According to Variety, the filmmaker drew a sharp distinction between using technology as a production aid and allowing it to replace creative instincts at the center of storytelling.
Steven Spielberg Says AI Cannot Replace Human Creativity
Spielberg acknowledged that artificial intelligence could become useful in certain corners of filmmaking, particularly in technical or logistical work that consumes time behind the scenes. He pointed to tasks like location scouting as examples where AI could eventually “save us a lot of legwork,” but he made clear the line ends when machines begin steering artistic decisions.
“Where I don’t love AI is where it takes a position or there’s an empty chair at a writer’s table,” Spielberg said while discussing the industry’s rapid embrace of the technology. The director also rejected the idea that artificial intelligence could ever replicate emotional intuition in storytelling. “I don’t believe there is any substitute for the soul.”

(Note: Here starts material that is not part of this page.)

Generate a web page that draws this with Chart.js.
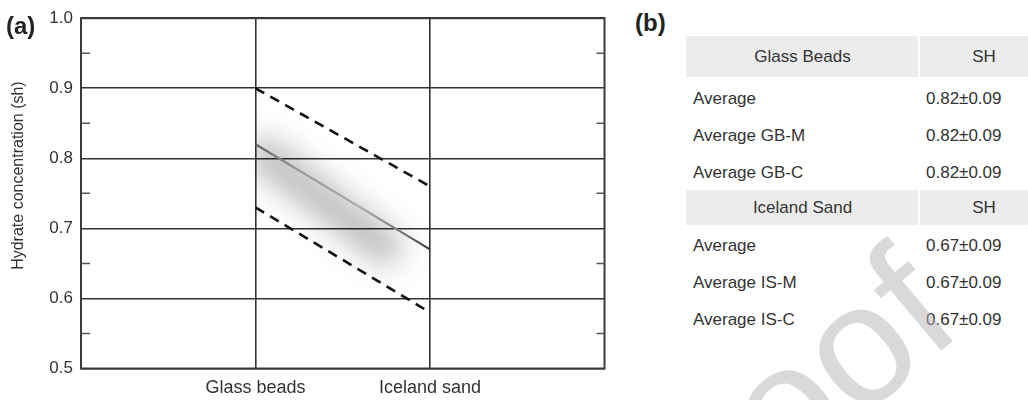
<!DOCTYPE html>
<html>
<head>
<meta charset="utf-8">
<script src="https://cdn.jsdelivr.net/npm/chart.js@4"></script>
<style>
  html, body { margin: 0; padding: 0; background: #fff; }
  body { width: 1028px; height: 400px; position: relative; overflow: hidden;
         font-family: 'Liberation Sans', Arial, sans-serif; color: #333; }
  #chart-wrap { position: absolute; left: 0; top: 0; width: 620px; height: 400px; }
  .panel-tag { position: absolute; font-weight: bold; font-size: 24px; line-height: 28px; color: #222; }
  .cell { position: absolute; font-size: 17px; line-height: 20px; color: #333; white-space: nowrap; }
  .head { position: absolute; background: #ececec; }
  #watermark { position: absolute; left: 0; top: 0; pointer-events: none; }
</style>
</head>
<body>
<div id="chart-wrap"><canvas id="chart"></canvas></div>
<div class="panel-tag" style="left:6px; top:12px;">(a)</div>
<div class="panel-tag" style="left:635px; top:9px;">(b)</div>
<div id="table"></div>
<canvas id="watermark" width="1028" height="400"></canvas>

<script>
// --- Data (panel a) ---
const categories = ['Glass beads', 'Iceland sand'];
const catPos = [1, 2];
const meanSH = [0.82, 0.67];
const upperSH = [0.90, 0.76];
const lowerSH = [0.73, 0.58];
const yMin = 0.5;
const yMax = 1.0;

// --- Data (panel b) ---
const gbHeader = ['Glass Beads', 'SH'];
const gbLabels = ['Average', 'Average GB-M', 'Average GB-C'];
const gbValues = ['0.82±0.09', '0.82±0.09', '0.82±0.09'];
const isHeader = ['Iceland Sand', 'SH'];
const isLabels = ['Average', 'Average IS-M', 'Average IS-C'];
const isValues = ['0.67±0.09', '0.67±0.09', '0.67±0.09'];

const FONT = "'Liberation Sans', Arial, sans-serif";
const INK = '#333';

function toPoints(vals) {
  return vals.map((v, i) => ({ x: catPos[i], y: v }));
}

function isMajor(v) {
  return Math.round(v * 100) % 10 === 0;
}

// --- Plugins ---
// soft grey haze around the average line
const glowPlugin = {
  id: 'glow',
  beforeDatasetsDraw(chart) {
    const { ctx, chartArea, scales: { x, y } } = chart;
    const x0 = x.getPixelForValue(catPos[0]);
    const x1 = x.getPixelForValue(catPos[1]);
    const y0 = y.getPixelForValue(meanSH[0]);
    const y1 = y.getPixelForValue(meanSH[1]);
    ctx.save();
    ctx.beginPath();
    ctx.rect(x0, chartArea.top, x1 - x0, chartArea.height);
    ctx.clip();
    ctx.filter = 'blur(15px)';
    ctx.strokeStyle = 'rgba(0,0,0,0.27)';
    ctx.lineWidth = 34;
    ctx.lineCap = 'round';
    ctx.beginPath();
    ctx.moveTo(x0 + 8, y0 + 10);
    ctx.lineTo(x1 - 45, y1 - 2);
    ctx.stroke();
    ctx.restore();
  }
};

const framePlugin = {
  id: 'frame',
  afterDraw(chart) {
    const { ctx, chartArea: a, scales: { y } } = chart;
    ctx.save();
    ctx.strokeStyle = '#3a3a3a';
    ctx.lineWidth = 2;
    ctx.strokeRect(a.left, a.top, a.right - a.left, a.bottom - a.top);
    // inward minor ticks on both sides
    ctx.strokeStyle = '#555';
    ctx.lineWidth = 1.5;
    y.ticks.forEach(t => {
      if (isMajor(t.value)) return;
      const py = y.getPixelForValue(t.value);
      ctx.beginPath();
      ctx.moveTo(a.left, py); ctx.lineTo(a.left + 9, py);
      ctx.moveTo(a.right, py); ctx.lineTo(a.right - 8, py);
      ctx.stroke();
    });
    ctx.restore();
  }
};

// --- Chart ---
const ctx = document.getElementById('chart').getContext('2d');
new Chart(ctx, {
  type: 'line',
  data: {
    datasets: [
      {
        label: 'Upper',
        data: toPoints(upperSH),
        borderColor: '#111',
        borderWidth: 2.6,
        borderDash: [10, 7],
        pointRadius: 0
      },
      {
        label: 'Average',
        data: toPoints(meanSH),
        borderWidth: 2.2,
        pointRadius: 0,
        borderColor(context) {
          const chart = context.chart;
          if (!chart.chartArea) return '#888';
          const x = chart.scales.x;
          const g = chart.ctx.createLinearGradient(x.getPixelForValue(catPos[0]), 0, x.getPixelForValue(catPos[1]), 0);
          g.addColorStop(0, '#666');
          g.addColorStop(0.25, '#999');
          g.addColorStop(0.6, '#aaa');
          g.addColorStop(0.85, '#777');
          g.addColorStop(1, '#3a3a3a');
          return g;
        }
      },
      {
        label: 'Lower',
        data: toPoints(lowerSH),
        borderColor: '#111',
        borderWidth: 2.6,
        borderDash: [10, 7],
        pointRadius: 0
      }
    ]
  },
  options: {
    responsive: true,
    maintainAspectRatio: false,
    animation: false,
    layout: { padding: { top: 14, right: 15.5, left: 0, bottom: 0 } },
    plugins: { legend: { display: false }, tooltip: { enabled: false } },
    scales: {
      x: {
        type: 'linear',
        min: 0,
        max: 3,
        afterFit(scale) { scale.height = 31.5; },
        ticks: {
          stepSize: 1,
          autoSkip: false,
          maxRotation: 0,
          padding: 9,
          color: INK,
          font: { family: FONT, size: 18 },
          callback(v) {
            const i = catPos.indexOf(v);
            return i >= 0 ? categories[i] : '';
          }
        },
        grid: {
          drawTicks: false,
          lineWidth: 1.6,
          color(c) { return catPos.includes(c.tick.value) ? '#333' : 'rgba(0,0,0,0)'; }
        },
        border: { display: false }
      },
      y: {
        min: yMin,
        max: yMax,
        afterFit(scale) { scale.width = 81; },
        ticks: {
          stepSize: 0.05,
          autoSkip: false,
          padding: 8,
          color: INK,
          font: { family: FONT, size: 17 },
          callback(v) { return isMajor(v) ? v.toFixed(1) : ''; }
        },
        grid: {
          drawTicks: false,
          lineWidth: 1.6,
          color(c) { return isMajor(c.tick.value) ? '#333' : 'rgba(0,0,0,0)'; }
        },
        border: { display: false },
        title: {
          display: true,
          text: '\u00a0\u00a0\u00a0\u00a0\u00a0\u00a0\u00a0\u00a0Hydrate concentration (sh)',
          color: INK,
          font: { family: FONT, size: 16 },
          padding: { top: 9, bottom: 0 }
        }
      }
    }
  },
  plugins: [glowPlugin, framePlugin]
});

// --- Table (panel b) ---
const table = document.getElementById('table');
const TL = 686, SPLIT = 919, TR = 1040;

function addHead(top, h, cols) {
  table.insertAdjacentHTML('beforeend',
    `<div class="head" style="left:${TL}px; top:${top}px; width:${SPLIT - TL - 1}px; height:${h}px;"></div>` +
    `<div class="head" style="left:${SPLIT + 1}px; top:${top}px; width:${TR - SPLIT}px; height:${h}px;"></div>` +
    `<div class="cell" style="left:${TL}px; width:${SPLIT - TL}px; text-align:center; top:${top + h / 2 - 10}px;">${cols[0]}</div>` +
    `<div class="cell" style="left:${SPLIT + 45}px; width:40px; text-align:center; top:${top + h / 2 - 10}px;">${cols[1]}</div>`);
}

function addRows(centers, labels, values) {
  labels.forEach((lab, i) => {
    table.insertAdjacentHTML('beforeend',
      `<div class="cell" style="left:${TL + 7}px; top:${centers[i] - 10}px;">${lab}</div>` +
      `<div class="cell" style="left:${SPLIT + 7}px; top:${centers[i] - 10}px;">${values[i]}</div>`);
  });
}

addHead(36, 41, gbHeader);
addRows([99, 136, 173], gbLabels, gbValues);
addHead(190, 35, isHeader);
addRows([246, 283, 320], isLabels, isValues);

// --- Watermark ---
const wm = document.getElementById('watermark').getContext('2d');
wm.save();
wm.translate(966, 330);
wm.rotate(-40 * Math.PI / 180);
wm.font = `170px ${FONT}`;
wm.textAlign = 'right';
wm.fillStyle = 'rgba(180,180,180,0.5)';
wm.fillText('Journal Pre-proof', 0, 0);
wm.restore();
</script>
</body>
</html>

The Oscar winner framed his concerns around authorship and creative control, insisting he has no interest in allowing software to dictate the emotional language of a film. “Don’t tell me how to write my dialogue for this character. Don’t tell me where the camera has to go. And also don’t tell me what the set should look like,” he said, before adding that AI should remain “a tool in a large tool chest” rather than the voice making final creative calls.
The comments arrive while Spielberg is promoting “Disclosure Day,” his upcoming UFO conspiracy thriller starring Emily Blunt, Josh O’Connor, Colin Firth, Eve Hewson, and Colman Domingo. The film, written by frequent Spielberg collaborator David Koepp, centers on a whistleblower uncovering a massive government conspiracy tied to alien disclosure.
Even while discussing the future of technology, Spielberg repeatedly returned to the same idea throughout the conversation: filmmaking, in his view, still depends on human emotion over automation. “Use AI as a tool, but do not use AI as the final word on anything creative,” he said. “That’s where I draw the line.”